The other force besides effective buoyancy acting on convecting parcels is the inertial (or dynamic) pressure force. In tropical deep convection, most new convection is generated on the edges of 'cold pools' of air produced by evaporation of rain from existing convection. (A large cold pool is visible in the B field in the figure to the right, and the triggered convection along its edge is visible in the w field). It had long been thought that inertial pressure was responsible for this triggering, but the results of Tompkins (2001) suggested that effective buoyancy might also contribute. We helped settle this question by numerically solving the Poisson equations for both effective buoyancy and inertial acceleration in a simulation of tropical convection, showing that indeed the inertial acceleration dominates (bottom row of figure).

See Jeevanjee and Romps (2015) for details.


Convective Self-aggregation

QV_noevap_3D.pdf
Snapshots of near-surface specific humidity from simulations of various domain sizes, with cold pools "turned off". In this case aggregation is possible at all domain sizes (L is the width of each domain in km).

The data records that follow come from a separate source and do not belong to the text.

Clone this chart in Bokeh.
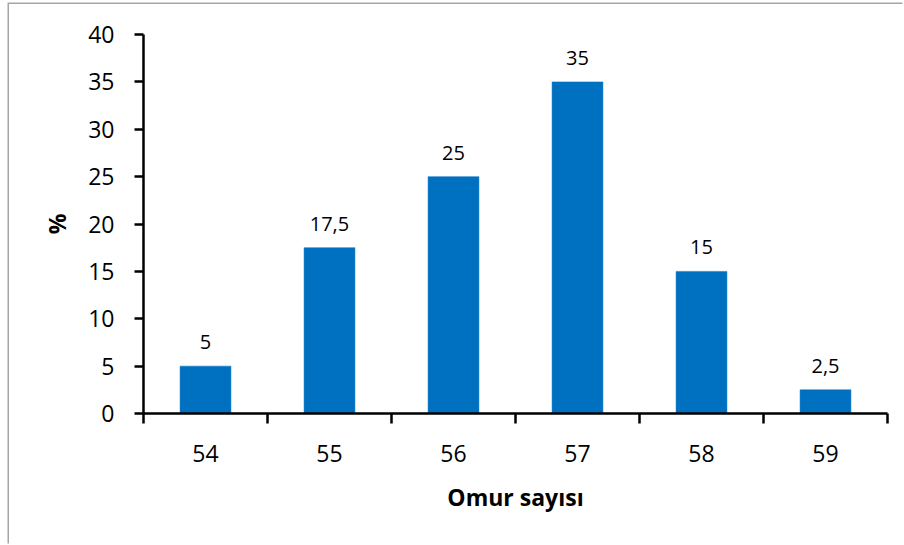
from bokeh.plotting import figure
from bokeh.models import ColumnDataSource, FixedTicker, Range1d, LabelSet
from bokeh.core.properties import value
from bokeh.embed import file_html
from bokeh.resources import INLINE

# Lifetime distribution (share of units by age in years)
ages = [54, 55, 56, 57, 58, 59]
percent = [5, 17.5, 25, 35, 15, 2.5]
y_ticks = [0, 5, 10, 15, 20, 25, 30, 35, 40]

FONT = "Open Sans"
BAR_COLOR = "#0070C0"


def fmt(v):
    s = ("%g" % v)
    return s.replace(".", ",")


source = ColumnDataSource(dict(
    age=ages,
    pct=percent,
    label=[fmt(v) for v in percent],
))

p = figure(
    width=895, height=541,
    x_range=Range1d(ages[0] - 0.5, ages[-1] + 0.5),
    y_range=Range1d(y_ticks[0], y_ticks[-1]),
    output_backend="svg", toolbar_location=None, tools="",
    min_border_left=134, min_border_right=17,
    min_border_top=30, min_border_bottom=132,
    margin=(4, 0, 0, 9),
)
p.styles = {"box-shadow": "-1.5px -1.5px 0 0 #a6a6a6"}
p.outline_line_color = None
p.grid.grid_line_color = None
p.background_fill_color = "white"
p.border_fill_color = "white"

p.vbar(x="age", top="pct", width=0.41, bottom=0, source=source,
       fill_color=BAR_COLOR, line_color=BAR_COLOR, line_width=0.5)

labels = LabelSet(x="age", y="pct", text="label", source=source,
                  text_align="center", text_baseline="alphabetic",
                  y_offset=17, text_font=value(FONT),
                  text_font_size=value("20px"), text_color="black")
p.add_layout(labels)

# x axis: category labels at centres, tick marks on category boundaries
xa = p.xaxis[0]
xa.ticker = FixedTicker(ticks=ages,
                        minor_ticks=[a - 0.5 for a in ages] + [ages[-1] + 0.5])
xa.major_tick_out = 0
xa.major_tick_in = 0
xa.minor_tick_out = 10
xa.minor_tick_in = 0
xa.minor_tick_line_color = "black"
xa.minor_tick_line_width = 2.5
xa.axis_line_color = "black"
xa.axis_line_width = 2.5
xa.major_label_text_font = FONT
xa.major_label_text_font_size = "23px"
xa.major_label_text_color = "black"
xa.major_label_standoff = 21
xa.axis_label = "Omur sayısı"
xa.axis_label_text_font = FONT
xa.axis_label_text_font_style = "bold"
xa.axis_label_text_font_size = "23px"
xa.axis_label_text_color = "black"
xa.axis_label_standoff = 16

ya = p.yaxis[0]
ya.ticker = FixedTicker(ticks=y_ticks, minor_ticks=[])
ya.major_tick_out = 9
ya.major_tick_in = 0
ya.major_tick_line_color = "black"
ya.major_tick_line_width = 2.5
ya.axis_line_color = "black"
ya.axis_line_width = 2.5
ya.major_label_text_font = FONT
ya.major_label_text_font_size = "23px"
ya.major_label_text_color = "black"
ya.major_label_standoff = 20
ya.axis_label = "%"
ya.axis_label_text_font = FONT
ya.axis_label_text_font_style = "bold"
ya.axis_label_text_font_size = "23px"
ya.axis_label_text_color = "black"
ya.axis_label_standoff = 12

open("out.html", "w").write(file_html(p, INLINE))
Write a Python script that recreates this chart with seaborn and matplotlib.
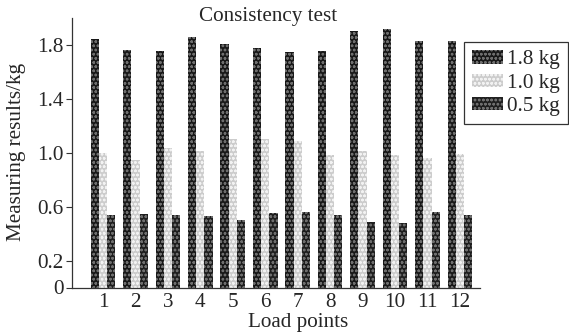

Simulations of tropical convection can spontaneously develop large-scale circulations even in the absence of any large-scale forcing, in a phenomenon known as "self-aggregation". This large-scale circulation partitions the atmosphere into moist and dry regions, as can be seen in the individual panels to the left. Such self-aggregation had previously only been seen in simulations with a domain larger than ~ 300 km on a side, but by disabling cold pools in our simulation, we obtained aggregation at all domain sizes (see figure).

See Jeevanjee and Romps (2013) for details.